The court finds that Larry May was not denied his right to confront Peter Charles. It further finds that, if any Brady material was withheld that would have allowed him to impeach the credibility of Frank Beltra-ni, the error was harmless. Accordingly, the petition for a writ of habeas corpus is denied. A certificate of probable cause is, however, granted.

SO ORDERED.

. On direct examination, Officer Beltrani did not recount anything Charles said in his statement, but testified only to the actions he and other police officers took thereafter. It was May’s counsel who, on cross-examination, probed into the content of at least one aspect of Charles’s statement, asking Beltrani whether Charles had, on the night of his arrest, given the police the names “Jacobs,” “Ellison,” "Seeds,” or "Outlaw.” To each name, Beltrani responded negatively, volunteering that Charles had given the police only two names. On redirect, the prosecution adduced, without objection, that those two names were Larry May and Brison Hamilton.

. Charles would subsequently stand trial for murder and robbery. Testifying in his own behalf, he claimed his post-arrest admission and the inculpation of Hamilton and May were coerced by Officer Beltrani and his partner. He admitted that this was the first time he was departing from his post-arrest statement, thereby confirming the prosecutor’s statement that Charles had not previously exculpated the defendants. Charles’s testimony that he was coerced into making a false admission was obviously rejected by the jury, which found him guilty.

. The questioning of May in this regard was as follows:

Q_ Mr. May, did you and Butch [i.e., Hamilton] and Peter Charles go to that premises, Butch being the first one in, Butch opening the door; yes or no?

A. No.

[Objection overruled]

Q. Now, isn’t it true, Mr. May, that Peter Charles carried a .22 caliber that night and you and Butch carried a .38 caliber gun that night?

A. It’s not true.

I didn’t carry any gun that night.

Q. And isn’t it true that Butch put money in a hat, you were standing at the door with two guns in your hand?

A. No, it’s not true.

Q. And isn’t it true, Mr. May, that Roz told you and the others in that club that there was a cop in there and you said, “Well, give me your gun. I know you have a gun.”

And that Larry Payton said to you, "I got a gun on him?”

A. No, it's not true.

Q. That’s not true?

Let me ask you this, Mr. May. Do you recall being in the getaway car with Butch and Peter Charles after the robbery?

A. No.

Q. Well, do you remember being asked this question by Mr. Charles and giving him this answer?

A. No.

THE COURT: Being asked this questin by Mr. Charles?

MR. SAMUEL: Yes.

A. No.

Q. Let me ask the question, maybe you will remember.

A. How can I remember if I don’t know Mr. Charles?

THE COURT: Wait for the question, sir.

[Objection overruled]

Q. Now, did you give this answer to Mr. Charles?

A. No.

Q. "Question: You didn’t have to shoot the guy-

“Answer:” to Mr. Charles, "I had a brother that got killed in a robbery and since then if anyone tries anything I’m not hesitating."

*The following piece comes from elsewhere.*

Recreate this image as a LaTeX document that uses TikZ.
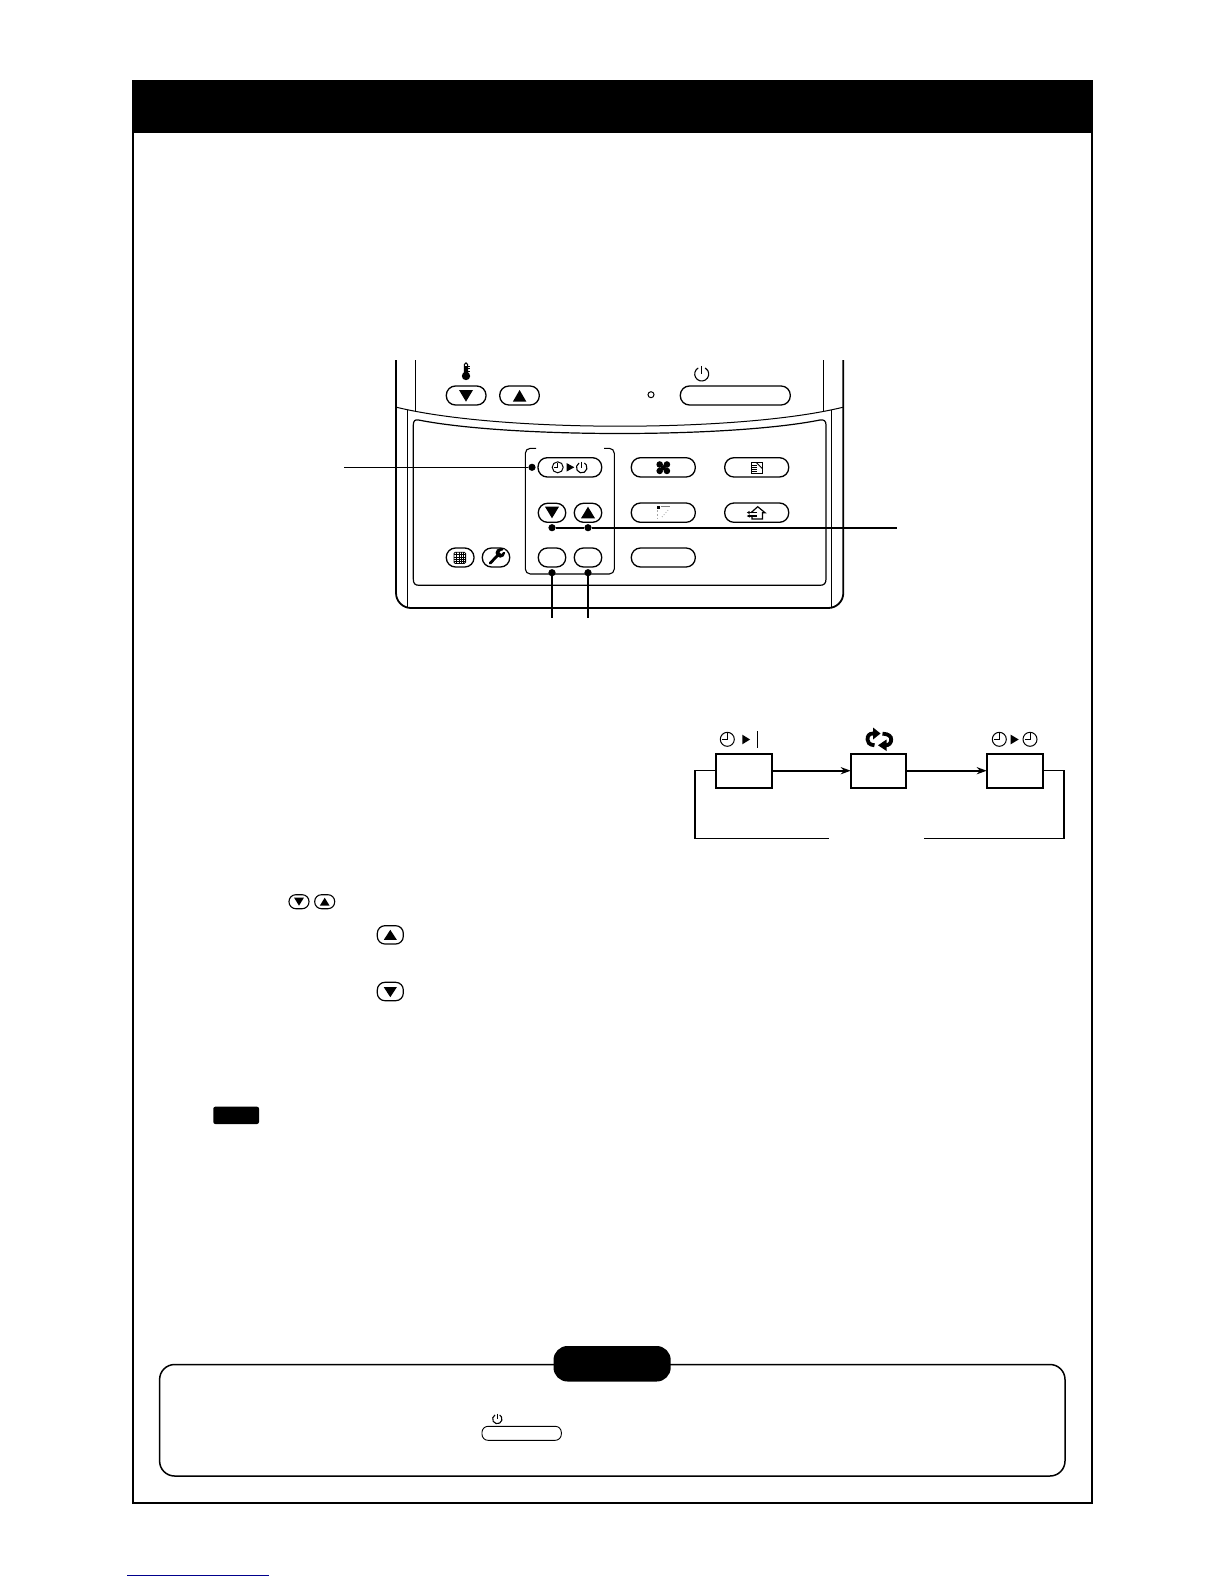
\documentclass[tikz,border=0pt]{standalone}
\usetikzlibrary{fit,arrows.meta,calc}
\tikzset{
  btn/.style={draw=black,line width=0.65pt,rounded corners=4.6pt,inner sep=0pt,outer sep=0pt,fill=white},
  smallbtn/.style={btn,line width=0.55pt,rounded corners=3.4pt},
  plainbox/.style={draw=black,line width=1pt,inner sep=0pt,outer sep=0pt,fill=white},
  dot/.style={circle,fill=black,inner sep=0pt,minimum size=3.6pt,outer sep=0pt},
  leader/.style={line width=0.6pt},
  leaderB/.style={line width=0.8pt},
  loopline/.style={line width=0.7pt},
  flowarrow/.style={line width=0.95pt,-{Stealth[length=5pt,width=3.6pt]}},
  casing/.style={line width=0.9pt},
  thinline/.style={line width=0.5pt},
  blackbox/.style={fill=black,inner sep=0pt,outer sep=0pt},
}
\newcommand\TriDn[4]{\fill ({#1-#3},#2) -- ({#1+#3},#2) -- (#1,{#2+#4}) -- cycle;}
\newcommand\TriUp[4]{\fill ({#1-#3},{#2+#4}) -- ({#1+#3},{#2+#4}) -- (#1,#2) -- cycle;}
\newcommand\TriRt[4]{\fill (#1,{#2-#4}) -- (#1,{#2+#4}) -- ({#1+#3},#2) -- cycle;}
% clock: x y radius(px)
\newcommand\ClockIcon[3]{%
  \draw[line width=0.5pt] (#1,#2) circle[radius=#3*0.5pt];
  \draw[line width=0.5pt] (#1,{#2-#3*0.85}) -- (#1,#2) -- ({#1-#3*0.75},#2);}
% power: x y radius(px)
\newcommand\PowerIcon[3]{%
  \draw[line width=0.55pt] ({#1-#3*0.5},{#2-#3*0.866}) arc[start angle=120,end angle=420,radius=#3*0.5pt];
  \draw[line width=0.55pt] (#1,{#2-#3*1.15}) -- (#1,#2);}
\begin{document}
\begin{tikzpicture}[x=0.5pt,y=-0.5pt]
\useasboundingbox (0,0) rectangle (1224,1584);
\fill[white] (0,0) rectangle (1224,1584);
% page frame
\node[draw=black,line width=1pt,inner sep=0pt,fit={(132.8,81)(1091.5,1503)}] (frame) {};
\node[blackbox,fit={(132.3,80.5)(1092,133)}] (header) {};

% remote casing
\draw[casing,rounded corners=7.5pt] (396,360) -- (396,608) -- (843.3,608) -- (843.3,360);
\draw[thinline] (415.7,360) -- (415.7,411.7);
\draw[thinline] (823.3,360) -- (823.3,411.7);
\draw[thinline] (407.7,410) -- (407.7,608);
\draw[thinline] (831.7,410) -- (831.7,608);
\draw[thinline] (396.7,407.3) .. controls (500,432.5) and (740,432.5) .. (842.7,407.3);
% panel
\draw[line width=0.6pt] (418.5,420) .. controls (510,438) and (730,438) .. (820,420)
  .. controls (824,419.3) and (826,421) .. (826,425) -- (826,579)
  .. controls (826,583.5) and (824,585.3) .. (820,585.3) -- (419,585.3)
  .. controls (415,585.3) and (413.3,583.5) .. (413.3,579) -- (413.3,425)
  .. controls (413.3,421) and (415,419.3) .. (418.5,420) -- cycle;
% bracket
\draw[line width=0.55pt,rounded corners=2.5pt] (536,448.3) -- (525.3,448.3) -- (525.3,574) -- (614.3,574) -- (614.3,448.3) -- (604,448.3);

% leaders
\node[dot] (dA) at (532,467.3) {};
\node[dot] (dB) at (552,527.7) {};
\node[dot] (dC) at (588,527.7) {};
\node[dot] (dD) at (552,572.7) {};
\node[dot] (dE) at (588,572.7) {};
\coordinate (endA) at (344,467.3);
\coordinate (endB) at (896.7,527.7);
\coordinate (endD) at (552,617.7);
\coordinate (endE) at (588,617.7);
\draw[leader] (endA) -- (dA);
\draw[leaderB] (dB) -- (dC) -- (endB);
\draw[leaderB] (dD) -- (endD);
\draw[leaderB] (dE) -- (endE);

% top row
\node[btn,fit={(446.3,386)(486,405)}] (tempdn) {};
\node[btn,fit={(499.7,386)(539.3,405)}] (tempup) {};
\TriDn{466}{390}{7}{11.7}
\TriUp{519.6}{390}{6.8}{11.7}
\draw[line width=0.5pt] (651,394.7) circle[radius=1.5pt];
\node[btn,fit={(680.3,386)(790.3,405)}] (power) {};
\PowerIcon{701.7}{374}{7}
% thermometer
\draw[line width=0.5pt] (464.3,374) -- (464.3,364.5) arc[start angle=180,end angle=0,radius=0.85pt] -- (467.7,374);
\fill (466,376) circle[radius=2.1pt];
\fill (464.8,366) rectangle (467.2,376);
\draw[line width=0.3pt] (467.5,366) -- (469.5,366) (467.5,368.5) -- (469.5,368.5) (467.5,371) -- (469.5,371);

% timer buttons
\node[btn,fit={(538,457.7)(601.7,477)}] (timer) {};
\ClockIcon{557.7}{467.3}{5.5}
\TriRt{566.7}{467.3}{7.6}{4.2}
\PowerIcon{581.7}{467.6}{5.3}
\node[btn,fit={(538.3,503.3)(565.7,522.3)}] (setdn) {};
\node[btn,fit={(574.3,503.3)(601.7,522.3)}] (setup) {};
\TriDn{552}{506.7}{7}{11.6}
\TriUp{588}{506.7}{7}{11.6}
\node[btn,fit={(538.3,548)(565.7,567)}] (keyA) {};
\node[btn,fit={(574.3,548)(601.7,567)}] (keyB) {};
\node[btn,fit={(446.3,548)(474,567)}] (grid) {};
\node[btn,fit={(482.3,548)(509.7,567)}] (wrench) {};
% grid icon
\draw[line width=0.4pt,rounded corners=0.6pt] (454,552.3) rectangle (465.6,563.4);
\foreach \k in {456.4,458.7,461,463.3} \draw[line width=0.15pt] (\k,552.3) -- (\k,563.4);
\foreach \k in {554.5,556.7,558.9,561.1} \draw[line width=0.15pt] (454,\k) -- (465.6,\k);
% wrench icon
\draw[line width=1.4pt,line cap=round] (490.2,563.2) -- (497.6,555.4);
\fill (500.3,552.9) circle[radius=2.4pt];
\fill[white] (501.3,551.9) -- (504,549) -- (506,552) -- cycle;
\fill[white] (501.2,552.2) circle[radius=0.8pt];

% right columns
\node[btn,fit={(631.3,457.7)(695.3,477)}] (fan) {};
\node[btn,fit={(724.7,457.7)(788.7,477)}] (doc) {};
\node[btn,fit={(631.3,503)(695.3,522.3)}] (dots) {};
\node[btn,fit={(724.7,503)(788.7,522.3)}] (house) {};
\node[btn,fit={(631.3,548)(695.3,567)}] (wide) {};
% fan icon
\foreach \a/\b in {-3.6/-3.2,3.6/-3.2,-3.6/3.2,3.6/3.2}
  \fill ({663.3+\a},{467.7+\b}) circle[radius=1.65pt];
\fill (663.3,467.7) circle[radius=1.3pt];
% doc icon
\draw[line width=0.5pt] (751,462.3) rectangle (762.3,473.7);
\draw[line width=0.4pt] (756,462.3) -- (762.3,468.5);
\foreach \k in {465,467,469,471} \draw[line width=0.3pt] (751,\k) -- (756.5,\k);
% dotted icon
\fill (656.8,506.2) rectangle (659.8,509);
\draw[gray,line width=0.4pt] (660.5,506.4) -- (670,506.4);
\draw[gray!70,line width=0.9pt,densely dotted] (657.5,510) -- (657.5,518.5);
\draw[gray!70,line width=0.4pt,densely dotted] (662,517) -- (669,509);
% house icon
\draw[line width=0.6pt] (751,512.7) -- (757.7,506.7) -- (765,512.7) -- (762.4,512.7) -- (762.4,519) -- (752,519) -- (752,516.5);
\draw[line width=0.55pt,-{Stealth[length=1.5pt,width=1.6pt]}] (757,512.5) -- (746.8,512.5);
\draw[line width=0.55pt,-{Stealth[length=1.5pt,width=1.6pt]}] (757,516) -- (746.8,516);

% flow diagram
\node[plainbox,fit={(715.7,753.7)(772,787.7)}] (b1) {};
\node[plainbox,fit={(850.7,753.7)(906,787.7)}] (b2) {};
\node[plainbox,fit={(986.7,753.7)(1043.3,787.7)}] (b3) {};
\draw[flowarrow] (b1) -- (b2);
\draw[flowarrow] (b2) -- (b3);
\coordinate (cornL) at (695,838.3);
\coordinate (cornR) at (1064,838.3);
\coordinate (endL) at (828.7,838.3);
\coordinate (endR) at (924,838.3);
\draw[loopline] (b1.west) -| (cornL) -- (endL);
\draw[loopline] (b3.east) -| (cornR) -- (endR);
\ClockIcon{727.3}{739.3}{7}
\TriRt{742.3}{739.5}{7.8}{4.8}
\draw[line width=0.75pt] (757.7,731) -- (757.7,748);
\ClockIcon{999.3}{739.3}{7}
\TriRt{1010.7}{739.5}{8}{4.8}
\ClockIcon{1030}{739.3}{7}
% repeat icon
\draw[line width=1.9pt] (874.5,745.3) .. controls (869,744.8) and (867.5,742) .. (867.5,739.5)
  .. controls (867.5,736) and (869,733.5) .. (873,733.5) -- (874,733.5);
\fill (873,727.5) -- (873,739.5) -- (880.5,733.5) -- cycle;
\draw[line width=1.9pt] (882.5,733.6) .. controls (889,734) and (891.2,736.5) .. (891.2,739.5)
  .. controls (891.2,743) and (889,745.3) .. (885.5,745.3) -- (885,745.3);
\fill (886.5,739.5) -- (886.5,751) -- (878,745.3) -- cycle;

% inline buttons
\node[smallbtn,fit={(289,894.7)(309,908.7)}] (inlineDn) {};
\node[smallbtn,fit={(314.7,894.7)(334.7,908.7)}] (inlineUp) {};
\TriDn{299}{897.7}{4.9}{8}
\TriUp{324.7}{897.7}{4.9}{8}
\node[btn,line width=0.6pt,rounded corners=3.8pt,fit={(377.3,925.7)(403.3,944)}] (bigUp) {};
\TriUp{390.3}{929.8}{6.5}{10}
\node[btn,line width=0.6pt,rounded corners=3.8pt,fit={(377.3,982.3)(403.3,1000.7)}] (bigDn) {};
\TriDn{390.3}{987.2}{6.5}{10}
\node[blackbox,rounded corners=1pt,fit={(213.3,1106.7)(259,1124)}] (note) {};

% caution box
\node[draw=black,line width=0.75pt,rounded corners=7.5pt,inner sep=0pt,fit={(159.6,1364.5)(1065,1476)}] (caution) {};
\node[blackbox,rounded corners=7pt,fit={(553.5,1346)(670.7,1381.5)}] (pill) {};
\PowerIcon{497.3}{1419}{4.7}
\node[smallbtn,line width=0.45pt,rounded corners=3pt,fit={(482,1426.3)(561.3,1440.3)}] (capPower) {};

% blue rule
\coordinate (ruleA) at (127,1575.3);
\coordinate (ruleB) at (269,1575.3);
\draw[color={rgb,255:red,0;green,0;blue,140},line width=0.5pt] (ruleA) -- (ruleB);
\end{tikzpicture}
\end{document}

Did you say that to Mr. Charles in the car?

A. No.

. According to the government, the informant alleged that Beltrani’s arrest in the Bell case, made outside his duty precinct, was possible only because he was running a bodega in that area at a time when he was supposed to be on duty elsewhere. A question thus arose as to whether Beltrani would lie in the grand jury about the circumstances that led to his presence at the scene of the arrest. In fact no perjury charges were ever filed.

. Payton had already been suspended at the time of trial and there is no suggestion that the degree of discipline imposed hinged in any way on his trial testimony.

. Not insignificantly, Charles testified at his trial to having known both May and Hamilton from the neighborhood.